There was a time, not that long ago, when if you bought a new PC or mobile phone, you were likely to keep it for a long time. Before the advent of the relatively inexpensive PC, people often kept their machines for several years. Now, with product release cycles becoming ever shorter and new features being added all the time, users are upgrading more often and consequently are looking for ways to sell or give away their older machines.
That brings up the problem of ensuring that all of the personal data you had stored on that old machine. Simply deleting files is not the answer; users must permanently erase the data. There are a lot of methods for doing this, some more effective than others, but many of them can be difficult to use. Another problem is that it can be hard to know whether the data that you tried to delete actually was erased. And when it comes to erasing sensitive data, hoping it’s gone just isn’t good enough. The only truly provably fail-safe method for destroying data is to physically destroy the hard drive, but that’s not a great option if you’re trying to sell the computer. Buyers tend to like their hard drives in one piece.
There are a number of file-deletion utilities on the market, but Kaspersky PURE 3.0 includes a built-in file shredder that combines several different methods and gives users the ability to choose which one they’d like to use. File shredding utilities work on a simple principle. When a user identifies files to be permanently deleted, or shredded, the utility simply overwrites the memory space that those files use with ones and zeroes or random garbage data. Once that’s done, it’s supposed to be impossible for anyone to recover the data.
PURE 3.0 includes seven individual methods of file shredding. Each algorithm uses a different system for overwriting the targeted files, mainly based on the number of overwrite cycles it uses. For example, the “quick delete” method in PURE 3.0, which is the recommended choice, uses two separate overwrite cycles. Some of the others methods use one or two rewriting cycles, as well. The algorithm designed by Bruce Schneier, a well-known security expert, uses seven separate cycles. Any of the available methods will safely and permanently delete your data.

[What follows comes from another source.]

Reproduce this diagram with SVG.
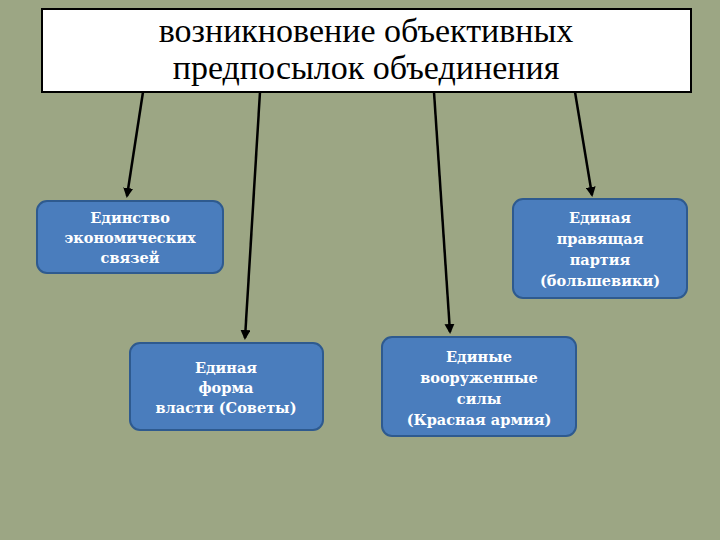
<svg xmlns="http://www.w3.org/2000/svg" width="720" height="540" viewBox="0 0 720 540">
<style>
.b{fill:#4a7dbd;stroke:#2e5a8f;stroke-width:2}
.t{font-family:"DejaVu Serif",serif;font-weight:bold;font-size:14.5px;fill:#fff;text-anchor:middle}
.c{stroke:#000;stroke-width:2.5;fill:none;marker-end:url(#a)}
</style>
<defs><marker id="a" viewBox="0 0 10 10" refX="8" refY="5" markerWidth="4" markerHeight="4" orient="auto"><path d="M0,0L10,5L0,10z" fill="#000"/></marker></defs>
<rect width="720" height="540" fill="#9ca684"/>
<g id="top"><rect x="42" y="9" width="649" height="83" fill="#fff" stroke="#000" stroke-width="2"/>
<text x="366" y="42" font-family="Liberation Serif,serif" font-size="34" text-anchor="middle" fill="#000">возникновение объективных</text>
<text x="366" y="79" font-family="Liberation Serif,serif" font-size="34" text-anchor="middle" fill="#000">предпосылок объединения</text></g>
<g id="connectors">
<line class="c" x1="143" y1="92" x2="127" y2="196"/>
<line class="c" x1="260" y1="92" x2="245" y2="338"/>
<line class="c" x1="434" y1="92" x2="450" y2="332"/>
<line class="c" x1="575" y1="92" x2="592" y2="195"/>
</g>
<g id="n1"><rect class="b" x="37" y="201" width="186" height="72" rx="10"/>
<text class="t" x="130" y="223">Единство</text><text class="t" x="130" y="243">экономических</text><text class="t" x="130" y="263">связей</text></g>
<g id="n2"><rect class="b" x="130" y="343" width="193" height="87" rx="10"/>
<text class="t" x="226" y="373">Единая</text><text class="t" x="226" y="393">форма</text><text class="t" x="226" y="413">власти (Советы)</text></g>
<g id="n3"><rect class="b" x="382" y="337" width="194" height="99" rx="10"/>
<text class="t" x="479" y="362">Единые</text><text class="t" x="479" y="383">вооруженные</text><text class="t" x="479" y="404">силы</text><text class="t" x="479" y="425">(Красная армия)</text></g>
<g id="n4"><rect class="b" x="513" y="199" width="174" height="99" rx="10"/>
<text class="t" x="600" y="223">Единая</text><text class="t" x="600" y="244">правящая</text><text class="t" x="600" y="265">партия</text><text class="t" x="600" y="286">(большевики)</text></g>
</svg>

Deleting the files on your hard drive is usually something that people do just once, but there are other files that you should be erasing on a regular basis: the files in your browser history. These files can be used to track your online activities, whether it’s by nosy co-workers or a curious spouse, and they also can be accessed by some kinds of malware to see where you do your online banking, shopping and other sensitive activities. PURE 3.0 includes a tool with which users can completely erase their browser histories.

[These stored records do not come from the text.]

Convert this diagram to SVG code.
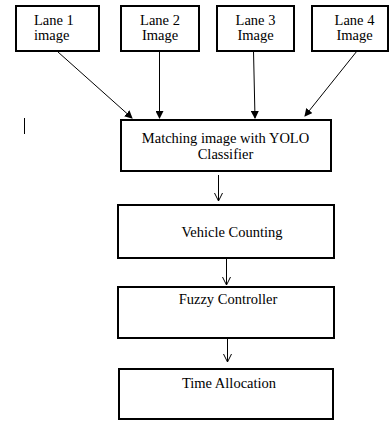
<svg xmlns="http://www.w3.org/2000/svg" width="390" height="421" viewBox="0 0 390 421">
<style>
.box{fill:#fff;stroke:#000;stroke-width:2}
.t{font-family:"Liberation Serif","Times New Roman",serif;font-size:14.5px;fill:#000;text-anchor:middle}
.c{stroke:#000;stroke-width:1;fill:none}
</style>
<defs>
<marker id="af" markerWidth="8" markerHeight="8" refX="7" refY="4" orient="auto" markerUnits="userSpaceOnUse"><path d="M0,0 L8,4 L0,8 Z" fill="#000"/></marker>
<marker id="ao" markerWidth="10" markerHeight="10" refX="9" refY="5" orient="auto" markerUnits="userSpaceOnUse"><path d="M1,1 L9,5 L1,9" fill="none" stroke="#000" stroke-width="1"/></marker>
</defs>
<rect width="390" height="421" fill="#fff"/>
<g id="lane1"><rect class="box" x="16" y="6" width="83" height="45"/><text class="t" x="34" y="25" style="text-anchor:start">Lane 1</text><text class="t" x="34" y="40" style="text-anchor:start">image</text></g>
<g id="lane2"><rect class="box" x="121" y="6" width="78" height="45"/><text class="t" x="160" y="25">Lane 2</text><text class="t" x="160" y="40">Image</text></g>
<g id="lane3"><rect class="box" x="217" y="6" width="77" height="45"/><text class="t" x="255.5" y="25">Lane 3</text><text class="t" x="255.5" y="40">Image</text></g>
<g id="lane4"><rect class="box" x="312" y="6" width="76" height="45"/><text class="t" x="354.5" y="25">Lane 4</text><text class="t" x="354.5" y="40">Image</text></g>
<g id="matching"><rect class="box" x="121" y="120" width="210" height="51"/><text class="t" x="225.5" y="143">Matching image with YOLO</text><text class="t" x="225.5" y="159">Classifier</text></g>
<g id="counting"><rect class="box" x="118" y="205" width="216" height="53"/><text class="t" x="232" y="237">Vehicle Counting</text></g>
<g id="fuzzy"><rect class="box" x="118" y="287" width="216" height="51"/><text class="t" x="228" y="304">Fuzzy Controller</text></g>
<g id="time"><rect class="box" x="119" y="369" width="214" height="50"/><text class="t" x="229" y="388">Time Allocation</text></g>
<g id="cursor"><line x1="24.5" y1="118" x2="24.5" y2="134" stroke="#000" stroke-width="1"/></g>
<g id="connectors">
<line class="c" x1="58" y1="52" x2="132" y2="118" marker-end="url(#af)"/>
<line class="c" x1="159.5" y1="51" x2="159.5" y2="118" marker-end="url(#af)"/>
<line class="c" x1="253.5" y1="51" x2="255" y2="118" marker-end="url(#af)"/>
<line class="c" x1="357" y1="51" x2="305" y2="116" marker-end="url(#af)"/>
<line class="c" x1="218.5" y1="175" x2="218.5" y2="201" marker-end="url(#ao)"/>
<line class="c" x1="226.5" y1="258" x2="226.5" y2="285" marker-end="url(#ao)"/>
<line class="c" x1="227.5" y1="338" x2="227.5" y2="362" marker-end="url(#ao)"/>
</g>
</svg>
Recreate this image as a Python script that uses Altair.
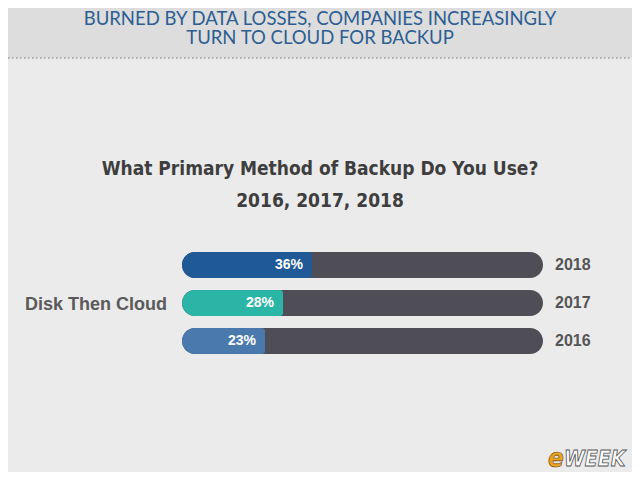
import altair as alt
import pandas as pd

years = ["2018", "2017", "2016"]
values = [36, 28, 23]
labels = ["36%", "28%", "23%"]
colors = ["#1f5a96", "#2bb5a6", "#4a7aad"]
full = [100, 100, 100]

header_lines = ["BURNED BY DATA LOSSES, COMPANIES INCREASINGLY", "TURN TO CLOUD FOR BACKUP"]
title_lines = ["What Primary Method of Backup Do You Use?", "2016, 2017, 2018"]
group_label = "Disk Then Cloud"

df = pd.DataFrame({"year": years, "value": values, "label": labels,
                   "color": colors, "full": full})

W, H = 624, 464

xs = alt.Scale(domain=[0, 100], range=[174, 535])
ys = alt.Scale(domain=years, range=[238, 352], paddingInner=12 / 38, paddingOuter=6 / 38)

X = alt.X("value:Q", scale=xs, axis=None)
Y = alt.Y("year:N", scale=ys, axis=None, sort=years)

base = alt.Chart(df)
one = pd.DataFrame({"a": [0]})

header_bg = alt.Chart(one).mark_rect(color="#dddddd").encode(
    x=alt.value(0), x2=alt.value(W), y=alt.value(0), y2=alt.value(50))

dots = alt.Chart(one).mark_rule(
    color="#9a9a9a", strokeDash=[1.5, 2.5], strokeWidth=1.5).encode(
    x=alt.value(0), x2=alt.value(W), y=alt.value(50))


def block(lines, ytop, **kw):
    return alt.Chart(pd.DataFrame({"t": ["\n".join(lines)]})).mark_text(
        align="center", baseline="top", lineBreak="\n", **kw).encode(
        x=alt.value(312), y=alt.value(ytop), text="t:N")


header = block(header_lines, 2, font="Lato", fontSize=18.5, lineHeight=19, color="#2d5e93")
title = block(title_lines, 152, font="DejaVu Sans Condensed", fontWeight="bold",
              fontSize=19, lineHeight=32, color="#3e3e3e")

track = base.mark_bar(color="#4f4e57", cornerRadius=13).encode(
    x=alt.X("full:Q", scale=xs, axis=None), x2=alt.value(174), y=Y)

fill = base.mark_bar(cornerRadiusTopLeft=13, cornerRadiusBottomLeft=13,
                     cornerRadiusTopRight=3, cornerRadiusBottomRight=3).encode(
    x=X, x2=alt.value(174), y=Y, color=alt.Color("color:N", scale=None))

pct = base.mark_text(color="white", fontWeight="bold", fontSize=14, font="Liberation Sans",
                     align="right", baseline="middle", dx=-9).encode(x=X, y=Y, text="label:N")

yr = base.mark_text(color="#555555", fontWeight="bold", fontSize=16, font="Liberation Sans",
                    align="left", baseline="middle", dx=12).encode(
    x=alt.X("full:Q", scale=xs, axis=None), y=Y, text="year:N")

grp = alt.Chart(pd.DataFrame({"t": [group_label]})).mark_text(
    color="#5a5a5a", fontWeight="bold", fontSize=18, font="Liberation Sans",
    align="right", baseline="middle").encode(x=alt.value(159), y=alt.value(297), text="t:N")

logo_e = alt.Chart(pd.DataFrame({"t": ["e"]})).mark_text(
    color="#e8a323", stroke="#6b4a10", strokeWidth=0.6, fontWeight="bold", fontStyle="italic",
    fontSize=26, font="DejaVu Sans Condensed", align="left", baseline="middle").encode(
    x=alt.value(540), y=alt.value(451), text="t:N")
logo_w = alt.Chart(pd.DataFrame({"t": ["WEEK"]})).mark_text(
    color="#ffffff", stroke="#555555", strokeWidth=0.8, fontWeight="bold", fontStyle="italic",
    fontSize=21, font="DejaVu Sans Condensed", align="left", baseline="middle").encode(
    x=alt.value(556), y=alt.value(452), text="t:N")

chart = alt.layer(header_bg, dots, header, title, track, fill, pct, yr,
                  grp, logo_e, logo_w).properties(
    width=W, height=H, background="#ebebeb", padding=0,
    autosize=alt.AutoSizeParams(type="none")
).configure_view(stroke=None)

chart.save("out.html", embed_options={"renderer": "svg", "actions": False})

The PC cleanup tools in Kaspersky PURE 3.0 perform a number of actions on a protected machine, including erasing users’ browsing histories, cookies and temporary files, all of which can be used to track users’ movements online and also can slow down the performance of the PC. With advanced malware looking to grab as much sensitive data as possible, careful users should use the file-deletion utilities in PURE 3.0 to protect themselves against these sophisticated threats and attacks.